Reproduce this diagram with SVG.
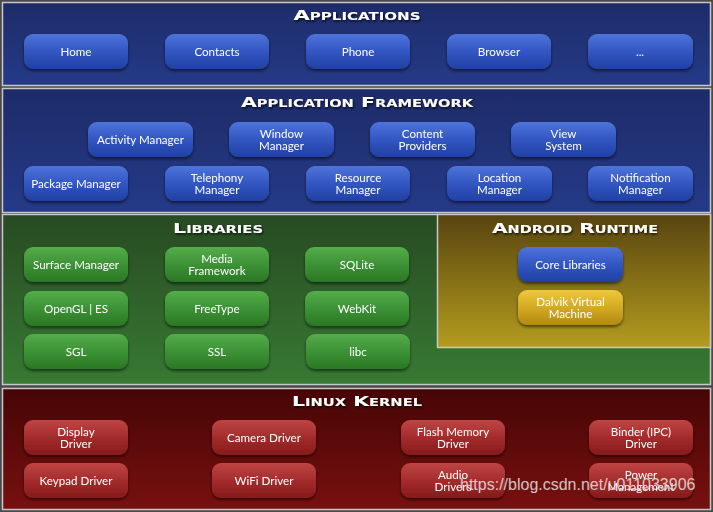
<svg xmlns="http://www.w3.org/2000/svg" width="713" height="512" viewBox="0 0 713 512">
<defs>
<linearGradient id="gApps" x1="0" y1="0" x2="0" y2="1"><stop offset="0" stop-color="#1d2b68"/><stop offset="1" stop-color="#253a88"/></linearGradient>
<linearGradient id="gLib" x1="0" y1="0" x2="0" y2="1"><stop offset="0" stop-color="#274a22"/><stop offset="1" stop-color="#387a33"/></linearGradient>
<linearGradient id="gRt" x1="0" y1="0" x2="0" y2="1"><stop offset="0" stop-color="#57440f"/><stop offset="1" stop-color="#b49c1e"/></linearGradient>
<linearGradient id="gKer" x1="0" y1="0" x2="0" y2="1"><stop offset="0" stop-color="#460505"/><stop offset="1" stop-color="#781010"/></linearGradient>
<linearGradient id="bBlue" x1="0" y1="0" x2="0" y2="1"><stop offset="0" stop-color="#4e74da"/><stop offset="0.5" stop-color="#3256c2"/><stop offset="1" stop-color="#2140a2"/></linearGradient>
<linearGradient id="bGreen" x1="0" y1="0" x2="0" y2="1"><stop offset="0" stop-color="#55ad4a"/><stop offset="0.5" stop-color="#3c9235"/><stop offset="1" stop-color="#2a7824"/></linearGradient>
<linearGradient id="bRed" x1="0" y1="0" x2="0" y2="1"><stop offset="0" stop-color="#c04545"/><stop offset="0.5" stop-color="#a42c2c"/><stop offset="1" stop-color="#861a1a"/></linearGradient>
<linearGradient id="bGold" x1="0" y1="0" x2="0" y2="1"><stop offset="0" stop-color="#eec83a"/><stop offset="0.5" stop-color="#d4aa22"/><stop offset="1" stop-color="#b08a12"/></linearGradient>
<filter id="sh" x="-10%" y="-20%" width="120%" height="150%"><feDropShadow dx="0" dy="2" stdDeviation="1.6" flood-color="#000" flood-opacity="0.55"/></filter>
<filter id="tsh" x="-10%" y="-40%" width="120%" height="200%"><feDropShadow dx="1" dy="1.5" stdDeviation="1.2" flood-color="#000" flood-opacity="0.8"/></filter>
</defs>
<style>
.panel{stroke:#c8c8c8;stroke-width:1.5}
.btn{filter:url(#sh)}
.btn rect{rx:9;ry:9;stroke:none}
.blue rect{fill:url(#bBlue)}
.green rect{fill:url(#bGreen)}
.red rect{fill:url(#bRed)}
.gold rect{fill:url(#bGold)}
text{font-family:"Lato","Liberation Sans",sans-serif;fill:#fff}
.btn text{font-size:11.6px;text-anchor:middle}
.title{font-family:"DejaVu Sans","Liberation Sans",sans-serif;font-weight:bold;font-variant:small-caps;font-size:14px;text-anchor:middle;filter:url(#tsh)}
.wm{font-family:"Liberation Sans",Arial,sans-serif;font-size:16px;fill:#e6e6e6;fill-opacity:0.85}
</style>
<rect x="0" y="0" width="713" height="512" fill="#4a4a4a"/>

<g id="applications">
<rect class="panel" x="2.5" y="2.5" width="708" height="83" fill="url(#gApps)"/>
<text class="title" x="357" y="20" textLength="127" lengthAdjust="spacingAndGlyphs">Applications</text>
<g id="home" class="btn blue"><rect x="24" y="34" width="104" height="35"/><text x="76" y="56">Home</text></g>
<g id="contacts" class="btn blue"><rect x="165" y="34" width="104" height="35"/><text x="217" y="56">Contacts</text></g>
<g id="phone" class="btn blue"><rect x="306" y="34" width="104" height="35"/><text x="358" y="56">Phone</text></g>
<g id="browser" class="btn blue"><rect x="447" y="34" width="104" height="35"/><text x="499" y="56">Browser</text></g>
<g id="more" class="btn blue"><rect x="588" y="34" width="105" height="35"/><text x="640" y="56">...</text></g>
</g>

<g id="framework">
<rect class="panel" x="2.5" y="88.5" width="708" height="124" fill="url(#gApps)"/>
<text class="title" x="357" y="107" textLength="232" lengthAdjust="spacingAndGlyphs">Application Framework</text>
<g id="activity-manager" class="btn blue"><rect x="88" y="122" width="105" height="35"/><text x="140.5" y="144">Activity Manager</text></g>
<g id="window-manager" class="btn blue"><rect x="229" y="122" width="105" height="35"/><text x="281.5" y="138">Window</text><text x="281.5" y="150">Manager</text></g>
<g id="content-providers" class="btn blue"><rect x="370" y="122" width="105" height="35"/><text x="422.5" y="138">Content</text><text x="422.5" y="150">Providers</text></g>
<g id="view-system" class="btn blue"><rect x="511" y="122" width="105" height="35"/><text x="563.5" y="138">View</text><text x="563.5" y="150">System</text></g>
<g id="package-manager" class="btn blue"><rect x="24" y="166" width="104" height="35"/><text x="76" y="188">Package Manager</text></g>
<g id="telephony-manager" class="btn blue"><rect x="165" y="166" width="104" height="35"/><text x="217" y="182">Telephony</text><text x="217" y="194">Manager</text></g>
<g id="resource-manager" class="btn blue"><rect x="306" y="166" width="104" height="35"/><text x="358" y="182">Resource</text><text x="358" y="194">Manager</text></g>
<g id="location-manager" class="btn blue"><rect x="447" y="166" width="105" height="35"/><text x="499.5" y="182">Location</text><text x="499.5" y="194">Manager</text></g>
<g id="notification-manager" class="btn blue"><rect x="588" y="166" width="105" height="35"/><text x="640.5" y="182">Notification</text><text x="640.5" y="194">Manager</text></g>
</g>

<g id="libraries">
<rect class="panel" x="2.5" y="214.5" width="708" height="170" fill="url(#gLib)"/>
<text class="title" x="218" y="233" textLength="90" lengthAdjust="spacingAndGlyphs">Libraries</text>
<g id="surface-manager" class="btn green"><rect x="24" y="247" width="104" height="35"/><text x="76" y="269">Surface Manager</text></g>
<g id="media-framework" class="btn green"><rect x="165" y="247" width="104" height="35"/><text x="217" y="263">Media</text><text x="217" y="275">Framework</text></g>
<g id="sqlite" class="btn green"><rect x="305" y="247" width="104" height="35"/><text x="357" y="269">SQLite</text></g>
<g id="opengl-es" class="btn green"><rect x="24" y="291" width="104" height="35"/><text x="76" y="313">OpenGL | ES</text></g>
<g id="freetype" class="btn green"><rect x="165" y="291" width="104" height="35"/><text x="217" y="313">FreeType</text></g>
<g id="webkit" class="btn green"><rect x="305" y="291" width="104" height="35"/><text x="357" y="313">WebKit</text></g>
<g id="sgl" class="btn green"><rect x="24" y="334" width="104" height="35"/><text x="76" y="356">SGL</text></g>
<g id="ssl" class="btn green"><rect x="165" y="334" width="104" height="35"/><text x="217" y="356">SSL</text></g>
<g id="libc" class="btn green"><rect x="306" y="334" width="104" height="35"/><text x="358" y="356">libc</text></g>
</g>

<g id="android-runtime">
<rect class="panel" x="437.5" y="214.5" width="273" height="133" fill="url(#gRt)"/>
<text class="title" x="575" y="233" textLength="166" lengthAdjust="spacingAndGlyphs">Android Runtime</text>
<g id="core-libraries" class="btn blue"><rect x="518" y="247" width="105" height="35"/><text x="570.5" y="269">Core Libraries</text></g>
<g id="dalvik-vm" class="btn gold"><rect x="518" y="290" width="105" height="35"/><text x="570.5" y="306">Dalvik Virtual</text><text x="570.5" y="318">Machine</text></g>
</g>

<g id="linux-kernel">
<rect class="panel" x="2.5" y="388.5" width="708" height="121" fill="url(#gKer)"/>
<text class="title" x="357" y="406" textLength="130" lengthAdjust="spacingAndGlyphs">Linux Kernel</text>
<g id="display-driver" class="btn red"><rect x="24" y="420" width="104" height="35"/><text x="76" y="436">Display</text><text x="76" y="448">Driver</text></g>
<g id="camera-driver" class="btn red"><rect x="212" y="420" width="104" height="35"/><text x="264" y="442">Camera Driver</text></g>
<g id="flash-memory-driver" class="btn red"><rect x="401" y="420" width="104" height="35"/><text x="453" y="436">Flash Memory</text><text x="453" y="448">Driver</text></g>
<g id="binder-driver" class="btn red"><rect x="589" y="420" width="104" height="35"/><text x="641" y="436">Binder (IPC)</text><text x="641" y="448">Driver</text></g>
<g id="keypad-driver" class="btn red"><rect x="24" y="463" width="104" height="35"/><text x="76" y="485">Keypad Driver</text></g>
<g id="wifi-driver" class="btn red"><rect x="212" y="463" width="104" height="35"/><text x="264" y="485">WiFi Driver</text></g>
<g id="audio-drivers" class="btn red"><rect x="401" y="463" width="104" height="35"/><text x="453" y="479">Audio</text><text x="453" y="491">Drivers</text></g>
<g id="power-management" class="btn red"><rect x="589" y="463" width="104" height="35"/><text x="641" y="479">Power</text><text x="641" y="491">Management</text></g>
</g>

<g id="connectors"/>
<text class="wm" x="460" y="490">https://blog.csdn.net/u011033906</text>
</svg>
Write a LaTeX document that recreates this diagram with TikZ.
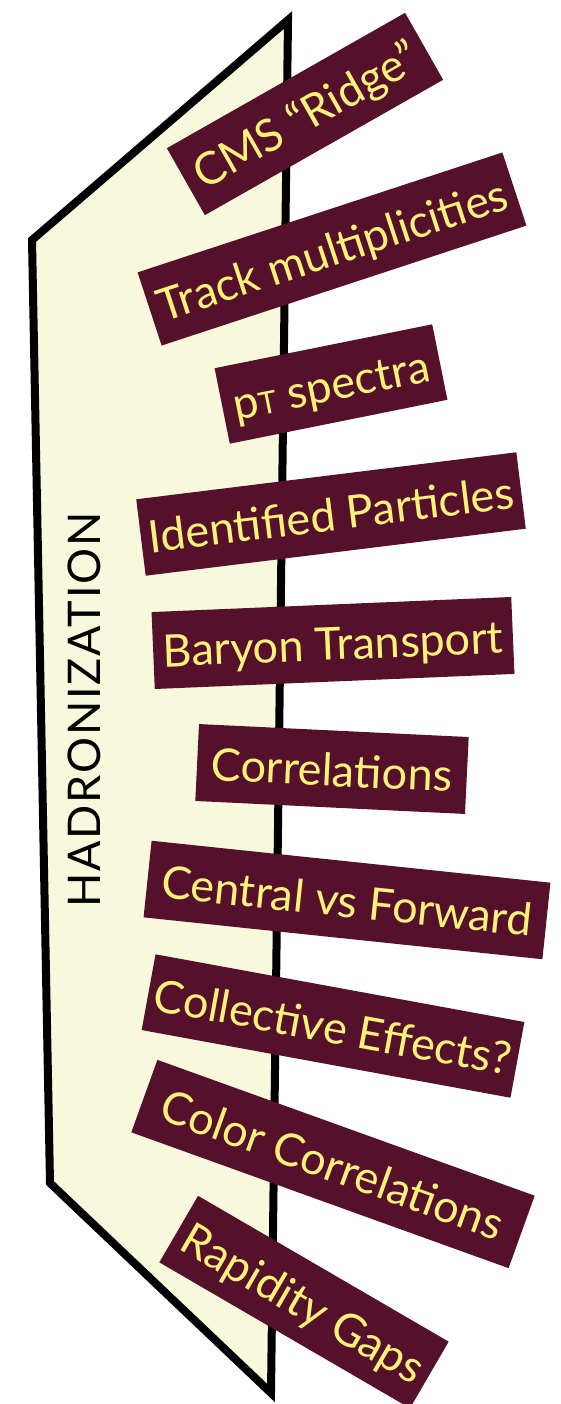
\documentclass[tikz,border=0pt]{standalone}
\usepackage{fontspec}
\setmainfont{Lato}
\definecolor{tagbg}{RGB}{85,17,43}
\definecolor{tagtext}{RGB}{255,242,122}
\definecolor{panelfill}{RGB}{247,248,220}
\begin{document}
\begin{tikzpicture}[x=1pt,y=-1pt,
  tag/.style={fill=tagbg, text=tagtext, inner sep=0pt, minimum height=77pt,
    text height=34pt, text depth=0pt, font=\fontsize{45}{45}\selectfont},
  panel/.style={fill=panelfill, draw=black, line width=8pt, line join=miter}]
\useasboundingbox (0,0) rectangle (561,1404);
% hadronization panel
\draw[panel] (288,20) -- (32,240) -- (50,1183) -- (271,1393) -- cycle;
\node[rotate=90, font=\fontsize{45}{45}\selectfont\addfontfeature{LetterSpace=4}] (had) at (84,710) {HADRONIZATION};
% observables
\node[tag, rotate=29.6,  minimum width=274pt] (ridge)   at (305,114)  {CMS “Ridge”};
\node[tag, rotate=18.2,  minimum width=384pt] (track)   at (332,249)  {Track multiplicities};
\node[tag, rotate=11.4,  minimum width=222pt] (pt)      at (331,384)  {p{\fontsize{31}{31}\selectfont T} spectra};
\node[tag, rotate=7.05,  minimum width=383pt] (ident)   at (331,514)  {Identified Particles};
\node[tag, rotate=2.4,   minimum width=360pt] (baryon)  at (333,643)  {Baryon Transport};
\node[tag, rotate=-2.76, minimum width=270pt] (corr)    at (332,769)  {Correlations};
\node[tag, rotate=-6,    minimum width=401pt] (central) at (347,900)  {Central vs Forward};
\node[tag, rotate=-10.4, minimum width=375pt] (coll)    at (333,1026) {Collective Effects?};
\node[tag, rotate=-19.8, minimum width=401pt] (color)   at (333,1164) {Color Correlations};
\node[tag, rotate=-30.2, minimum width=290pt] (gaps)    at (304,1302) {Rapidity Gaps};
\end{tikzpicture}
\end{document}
********************
What the task asks: Select and copy every line from the records that includes the word "with".

Output for this task:
Reproduce this diagram with SVG.
Write a LaTeX document that recreates this diagram with TikZ.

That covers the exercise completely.